Because of sea level equivalent volumes of 70 and 7 m respectivly, large ice sheets like Antactica and Greenland can potentially contribute to a significant rise of the oceans in the future. The state of balance (in terms of gain or loss of ice mass) is therefore a big scientific challenge which led to various and multidisciplinary approaches. Amongst them, are those trying to directly assess ice sheet volume changes from altimertry (from satellites or airborne) but the different results are barely in agreement with one another and remain controversial. Measuring accurately the Earth gravity field changes through time (GRACE mission) appears as a proxy for quantifying mass exchanges between the cryosphere and the oceans. Results obtained so far suggest a positive contribution of the antarctic ice sheet to sea level. However, many uncertainties remain resulting in error bars that still prevent a sustainable trend to clearly emerge.
Another approach consists of quatifying the overall ablation (and its changes) under the form of the total ice discharge to the sea through coastal glaciers and ice streams (especially for Antarctica where this process accounts for almost all ice loss because of no significant peripheral melting). The proposed program aims at a better understanding of these coastal outlet glaciers and ice streams with the help of both field measurements and numerical modelling of their dynamics.
The project consists of collecting necessary field data for first a better understanding and then for allowing numerical modelling of the dynamics of these outlet glaciers which drain most of the ice sheet towards the sea. This work follows from recent observations of a generalized velocity increase of Greenland coastal outlet glaciers responsible for a significantly negative inbalance of the ice sheet and ensuing enhanced contribution to sea level (Rignot and Kanagaratnam, 2006). If on the one hand West Antarctica seems to undergo a similar tendency with the loss of ice shelves, the thinning and concomitant speed up of large outlet glaciers (e.g. Pine Island Glacier, Rignot 1998), the role of East Antarctica, although potentially more threatening in terms of sea level, remains on the other hand unclear. The planned work will concentrate on a test zone (Astrolabe Glacier, see following figure) where necessary field measurements will help understand and serve for numerical modelling of the current and future dynamics of the glacier. Measuring total ice discharge along the coast as well as through nearby larger outlet glaciers (Mertz, Ninnis, Dibble glaciers, each draining several tens of cubic km per year) is also part of the project as it will constrain the mass balance of this entire sector of Antarctica and allow to assess the degree of representativeness of our test zone.

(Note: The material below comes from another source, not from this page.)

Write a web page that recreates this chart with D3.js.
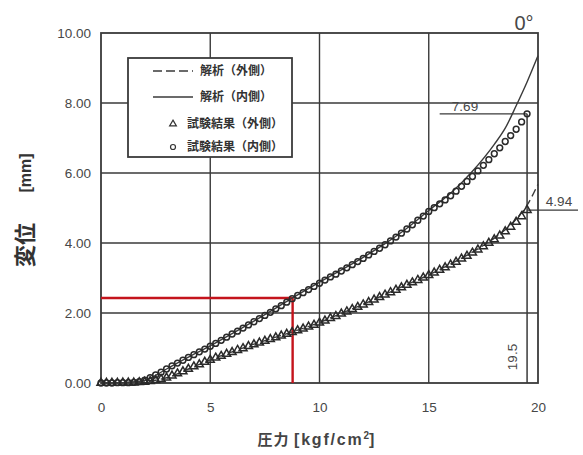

Localization of the Astrolabe observatory glacier in Antarctica (from Le Meur et al., 2013)
Field data are of two types depending on whether they directly tell about the dynamics or serve as input for modelling the ice flow. From the ice surface velocities and ice thicknesses measured at the grounding line (where the glacier starts to float) it is possible to compute the ice outflow to the sea. As for ice flow modelling, surface mass balance as well as bedrock topography are required (surface velocities on the other hand offer means of constraining the model).
Dynamics of outlet glaciers are very specific (compared to the rest of the ice sheet) as they are principally controlled by small-scale processes (of the order of the ice thickness) like topography, geological and hydrological properties of the bedrock. It therefore requires field data collected at a high resolution for feeding the flow model. This is one of the reasons why the modelling effort will ocncentrate on the Astrolabe test zone whose reasonable size and closeness to the Dumont D'Urville base will help to achieve the required standarts for field data. The degree of representativeness of the test zone for this entire sector of Antarctica will be tested by comparing the modelling results with larger-scale measurements undertaken over the nearby large outlet glaciers (like flux measurements for instance).
View of Dumont d'Urville base. Photo E. Le Meur.
Because of these specific dynamics operating at a small scale, traditionnal models based on the Shallow Ice Approximation (SIA) can not be used anymore (contrary to the grounded part of ice sheets, see Le Meur et Al., 2004 for instance). True 3-Dimensionnal models solving the full set of the mechanical Stokes equations (so-called 'full Stokes models) will be used instead. These high resolution models can only span restricted parts of the ice sheet and therefore have to be inserted within larger-scale models covering the entire ice domain and providing the boundary conditions for the domain of focus (drainage basin). These processes of model insertion require complex formalisms of model coupling and grid matching that we plan to address in collaboration with specialized partners.